• **INSTRUCTIONS FOR THE TASK**:
Look through the records below, count the lines with the word "this", and reply with only the number.

• **EXTRACTED INFORMATION**:
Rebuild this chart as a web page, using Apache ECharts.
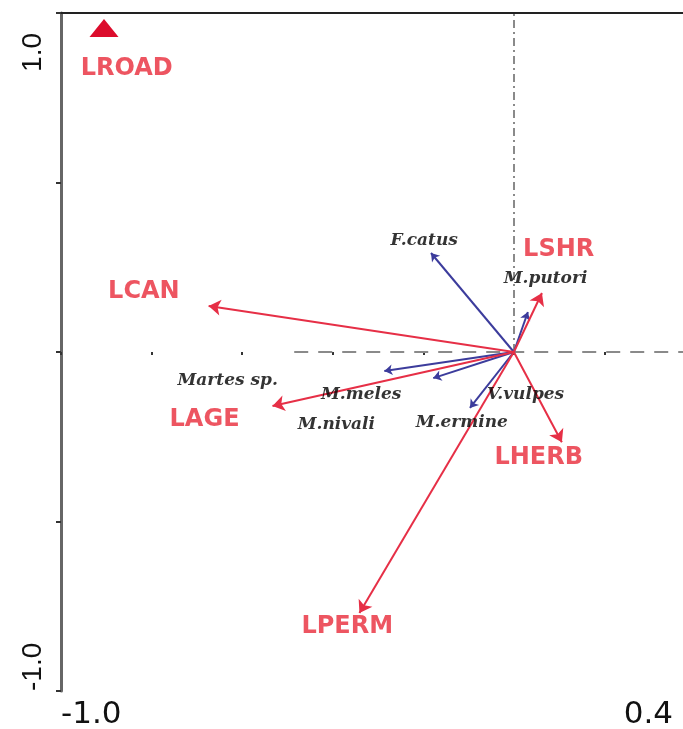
* * *
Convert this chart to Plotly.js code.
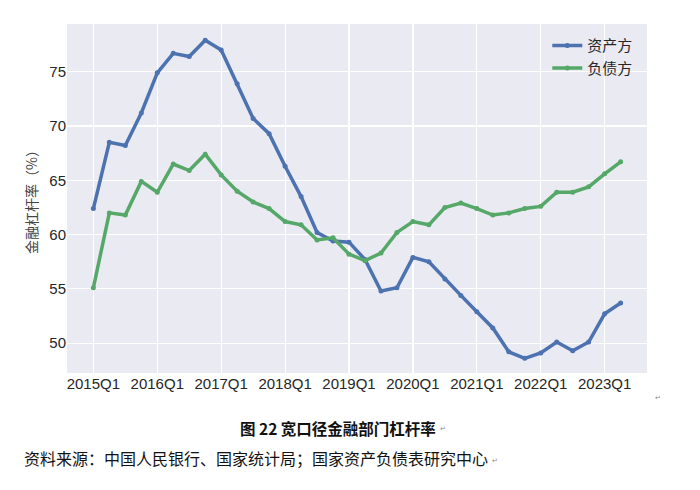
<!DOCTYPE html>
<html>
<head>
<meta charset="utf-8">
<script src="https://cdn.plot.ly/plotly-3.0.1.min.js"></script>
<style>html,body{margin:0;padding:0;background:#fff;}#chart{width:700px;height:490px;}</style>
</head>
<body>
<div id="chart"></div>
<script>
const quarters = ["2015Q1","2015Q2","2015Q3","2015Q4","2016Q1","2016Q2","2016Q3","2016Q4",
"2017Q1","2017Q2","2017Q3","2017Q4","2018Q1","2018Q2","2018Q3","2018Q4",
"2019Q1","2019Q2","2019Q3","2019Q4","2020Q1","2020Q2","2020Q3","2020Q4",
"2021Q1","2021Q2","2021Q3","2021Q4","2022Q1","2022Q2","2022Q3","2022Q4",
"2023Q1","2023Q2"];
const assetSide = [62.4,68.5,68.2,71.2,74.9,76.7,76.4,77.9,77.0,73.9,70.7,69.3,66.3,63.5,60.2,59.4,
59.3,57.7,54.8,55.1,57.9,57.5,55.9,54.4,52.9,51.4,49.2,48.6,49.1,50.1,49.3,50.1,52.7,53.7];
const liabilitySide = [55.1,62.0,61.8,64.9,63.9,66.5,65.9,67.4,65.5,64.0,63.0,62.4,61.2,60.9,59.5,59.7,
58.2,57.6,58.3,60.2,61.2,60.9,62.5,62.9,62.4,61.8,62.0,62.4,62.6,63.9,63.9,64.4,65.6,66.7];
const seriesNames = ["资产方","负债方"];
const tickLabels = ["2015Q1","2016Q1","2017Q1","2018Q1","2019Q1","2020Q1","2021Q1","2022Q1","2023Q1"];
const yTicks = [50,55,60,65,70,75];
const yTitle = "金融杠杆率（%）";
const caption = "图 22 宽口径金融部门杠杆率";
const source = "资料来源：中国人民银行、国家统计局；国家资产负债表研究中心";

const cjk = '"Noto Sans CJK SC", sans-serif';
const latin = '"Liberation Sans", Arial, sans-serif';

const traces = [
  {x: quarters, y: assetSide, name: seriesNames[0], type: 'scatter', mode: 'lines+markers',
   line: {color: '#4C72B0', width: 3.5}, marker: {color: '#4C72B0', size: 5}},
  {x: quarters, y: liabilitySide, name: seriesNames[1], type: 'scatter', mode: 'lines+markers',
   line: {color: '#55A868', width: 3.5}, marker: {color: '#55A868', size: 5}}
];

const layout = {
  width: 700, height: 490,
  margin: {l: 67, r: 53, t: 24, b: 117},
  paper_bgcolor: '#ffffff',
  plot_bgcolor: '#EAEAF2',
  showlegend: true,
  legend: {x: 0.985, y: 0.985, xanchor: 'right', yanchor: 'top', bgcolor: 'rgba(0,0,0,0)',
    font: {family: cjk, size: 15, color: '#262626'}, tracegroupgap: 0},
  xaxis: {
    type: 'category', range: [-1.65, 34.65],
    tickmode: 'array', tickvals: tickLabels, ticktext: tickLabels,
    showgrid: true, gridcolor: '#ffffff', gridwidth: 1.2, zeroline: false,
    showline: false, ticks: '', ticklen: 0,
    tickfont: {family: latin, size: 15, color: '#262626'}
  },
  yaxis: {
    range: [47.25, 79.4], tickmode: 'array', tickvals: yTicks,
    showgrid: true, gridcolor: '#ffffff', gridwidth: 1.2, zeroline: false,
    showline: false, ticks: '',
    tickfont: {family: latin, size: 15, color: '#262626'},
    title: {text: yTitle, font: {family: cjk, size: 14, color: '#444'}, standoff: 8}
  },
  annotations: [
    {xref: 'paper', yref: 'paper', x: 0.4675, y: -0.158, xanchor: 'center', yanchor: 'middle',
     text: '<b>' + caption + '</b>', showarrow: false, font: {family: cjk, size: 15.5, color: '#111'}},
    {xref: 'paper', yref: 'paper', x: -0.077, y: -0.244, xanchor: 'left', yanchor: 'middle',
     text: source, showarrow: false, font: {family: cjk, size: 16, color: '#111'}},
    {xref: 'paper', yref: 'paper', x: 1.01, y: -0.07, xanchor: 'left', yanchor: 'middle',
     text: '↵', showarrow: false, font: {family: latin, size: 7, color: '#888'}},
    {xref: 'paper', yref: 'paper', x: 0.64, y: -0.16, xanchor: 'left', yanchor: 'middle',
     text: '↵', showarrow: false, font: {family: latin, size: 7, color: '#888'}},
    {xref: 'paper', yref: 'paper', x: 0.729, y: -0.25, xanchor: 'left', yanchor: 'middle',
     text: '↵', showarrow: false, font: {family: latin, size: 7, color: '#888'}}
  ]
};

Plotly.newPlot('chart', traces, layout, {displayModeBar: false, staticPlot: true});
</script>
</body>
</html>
==
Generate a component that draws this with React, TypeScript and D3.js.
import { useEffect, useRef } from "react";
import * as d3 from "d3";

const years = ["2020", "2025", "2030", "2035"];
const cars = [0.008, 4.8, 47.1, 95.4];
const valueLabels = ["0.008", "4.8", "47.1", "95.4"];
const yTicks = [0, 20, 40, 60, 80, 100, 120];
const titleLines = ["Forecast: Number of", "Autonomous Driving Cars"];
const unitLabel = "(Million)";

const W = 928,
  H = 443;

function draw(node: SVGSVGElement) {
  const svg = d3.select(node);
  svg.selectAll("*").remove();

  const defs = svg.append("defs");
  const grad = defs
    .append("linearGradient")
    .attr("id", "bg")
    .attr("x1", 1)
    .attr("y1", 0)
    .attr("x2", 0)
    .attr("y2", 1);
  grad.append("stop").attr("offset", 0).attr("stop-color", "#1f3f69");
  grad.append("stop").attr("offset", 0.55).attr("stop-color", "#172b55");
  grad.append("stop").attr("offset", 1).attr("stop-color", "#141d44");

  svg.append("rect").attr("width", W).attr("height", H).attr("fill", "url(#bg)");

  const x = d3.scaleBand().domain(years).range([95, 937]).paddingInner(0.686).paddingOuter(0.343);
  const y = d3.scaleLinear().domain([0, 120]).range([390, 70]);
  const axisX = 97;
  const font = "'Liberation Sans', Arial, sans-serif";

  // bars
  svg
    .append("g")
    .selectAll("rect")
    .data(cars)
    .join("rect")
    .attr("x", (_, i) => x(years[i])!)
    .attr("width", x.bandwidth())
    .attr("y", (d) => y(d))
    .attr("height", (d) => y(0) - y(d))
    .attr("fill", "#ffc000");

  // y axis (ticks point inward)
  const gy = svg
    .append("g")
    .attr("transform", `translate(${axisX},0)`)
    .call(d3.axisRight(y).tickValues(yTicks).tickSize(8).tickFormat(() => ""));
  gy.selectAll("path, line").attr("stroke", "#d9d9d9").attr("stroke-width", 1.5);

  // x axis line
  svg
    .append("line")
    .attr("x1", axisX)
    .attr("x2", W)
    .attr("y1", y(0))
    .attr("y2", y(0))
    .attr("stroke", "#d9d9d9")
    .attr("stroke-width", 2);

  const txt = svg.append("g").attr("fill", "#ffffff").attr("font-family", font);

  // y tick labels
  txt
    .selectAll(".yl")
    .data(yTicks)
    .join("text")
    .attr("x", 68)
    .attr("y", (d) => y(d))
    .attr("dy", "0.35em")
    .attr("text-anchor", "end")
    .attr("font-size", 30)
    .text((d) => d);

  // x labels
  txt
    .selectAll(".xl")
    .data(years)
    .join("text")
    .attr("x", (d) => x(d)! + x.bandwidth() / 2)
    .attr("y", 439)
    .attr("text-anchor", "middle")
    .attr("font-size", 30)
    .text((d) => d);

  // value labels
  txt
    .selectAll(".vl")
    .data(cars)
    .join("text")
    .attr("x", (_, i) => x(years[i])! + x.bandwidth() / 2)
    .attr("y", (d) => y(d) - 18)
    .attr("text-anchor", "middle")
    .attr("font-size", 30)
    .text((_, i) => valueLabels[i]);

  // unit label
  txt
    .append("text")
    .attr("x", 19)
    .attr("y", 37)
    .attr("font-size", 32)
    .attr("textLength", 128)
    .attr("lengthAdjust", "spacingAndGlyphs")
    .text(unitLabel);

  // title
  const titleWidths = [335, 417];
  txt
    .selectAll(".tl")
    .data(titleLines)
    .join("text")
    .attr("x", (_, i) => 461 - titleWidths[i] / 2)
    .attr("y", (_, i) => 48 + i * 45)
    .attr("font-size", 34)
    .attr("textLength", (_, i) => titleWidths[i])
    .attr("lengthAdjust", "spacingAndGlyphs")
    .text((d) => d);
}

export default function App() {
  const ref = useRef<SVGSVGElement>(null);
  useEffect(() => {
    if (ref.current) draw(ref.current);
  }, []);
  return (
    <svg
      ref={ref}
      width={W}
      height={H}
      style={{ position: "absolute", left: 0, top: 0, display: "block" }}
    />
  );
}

• **ANSWER TO THE TASK**:
3